Within US equities only the healthcare sector produced positive returns of 0.03% as cash flowed into safer sectors on the back of the recent decline in market sentiment. This year so far, the energy sector remains to be the clear outperformer returning 56.41% in euro terms within the US. The past month has seen more volatile energy prices with European governments in a critical position, and the energy sector is down -6.8% globally this month in Euro terms

Fixed Income

A number of prominent global central banks raised interest rates in September, as they continue to grapple with high inflation and the ensuing fears surrounding economic growth prospects. This prompted a sell-off in government bonds with the over five year Euro government bond returning -5.4%. So far in 2022 the five year Euro bond index is down -22.61%.

Longer-dated UK gilts underperformed in September with yields on the 10 Year Gilt rising above 4.4% on the back of the UK Governments mini budget announcement. The BoE intervened by deciding to buy an unlimited number of long-term gilts to restore orderly market conditions.

The 10 Year US Treasury note rose above 4% for the first time in over a decade in September, as investors interest rate expectations continued to move higher. In Europe, energy costs pose a difficult challenge heading into this winter which further complicates the policy backdrop from the ECB’s perspective.

Commodities & Currencies

The US Dollar continued to rise versus its main trading peers in September as risk-off sentiment persisted as higher interest rates materialised. This, combined with the Pound Sterling’s drop-off following the UK mini-budget announcement, meant the Dollar strengthened considerably in September.

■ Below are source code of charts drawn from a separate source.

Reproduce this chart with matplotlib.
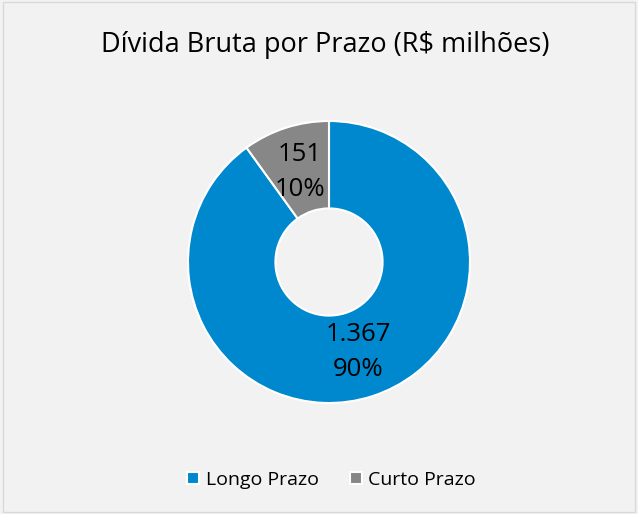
import numpy as np
import matplotlib.pyplot as plt
from matplotlib.patches import Rectangle

labels = ['Longo Prazo', 'Curto Prazo']
values = [1367, 151]
value_text = ['1.367', '151']
colors = ['#0088CE', '#878787']

W, H = 638, 514
fig = plt.figure(figsize=(W / 100, H / 100), dpi=100)
fig.patch.set_facecolor('#F2F2F2')
fig.patches.append(Rectangle((0.004, 0.004), 0.992, 0.992, transform=fig.transFigure,
                             fill=False, edgecolor='#D9D9D9', linewidth=1))

cx, cy, r = 329, 262, 141
ax = fig.add_axes([(cx - r) / W, (H - cy - r) / H, 2 * r / W, 2 * r / H])
ax.set_facecolor('none')

total = sum(values)
wedges, _ = ax.pie(values, colors=colors, startangle=90, counterclock=False,
                   radius=1.0, wedgeprops=dict(width=0.62, edgecolor='white', linewidth=1.5))
ax.set_xlim(-1, 1)
ax.set_ylim(-1, 1)
ax.set_aspect('equal')

angle = 90
for v, t in zip(values, value_text):
    sweep = 360 * v / total
    mid = np.deg2rad(angle - sweep / 2)
    angle -= sweep
    pct = f'{round(100 * v / total)}%'
    ax.text(0.67 * np.cos(mid), 0.67 * np.sin(mid), f'{t}\n{pct}', ha='center', va='center',
            fontsize=18.5, family='Open Sans', color='black', linespacing=1.55)

fig.text(0.51, 1 - 45 / H, 'Dívida Bruta por Prazo (R$ milhões)', ha='center', va='center',
         fontsize=19.5, family='Open Sans', color='black')

leg = fig.legend(wedges, labels, loc='center', bbox_to_anchor=(0.52, 1 - 480 / H), ncol=2,
                 frameon=False, prop={'family': 'Open Sans', 'size': 14}, handlelength=0.6,
                 handleheight=0.6, handletextpad=0.35, columnspacing=1.6)

fig.savefig('out.png', dpi=100, facecolor=fig.get_facecolor())
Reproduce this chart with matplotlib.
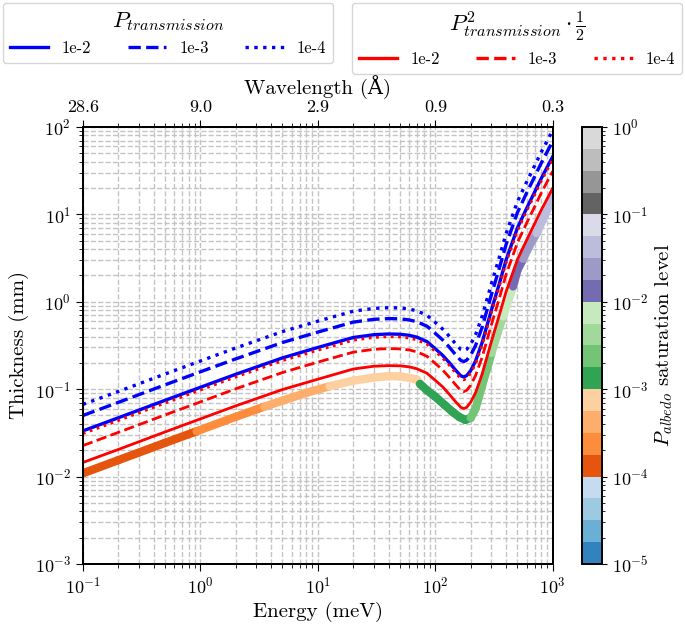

The US Dollar Index has gained 17.2% this year, its highest annual gain in over 50 years while the Euro finished the month with 1 euro buying 0.98 Dollars, down 2.5% from last month.

Commodities declined in September with the broad Commodity index down -5.1% in Euro terms. Weaker energy prices, along with lower demand for industrial and precious metals, meant that Copper, a barometer of world economic growth was down -4% in Euro terms as demand slowed.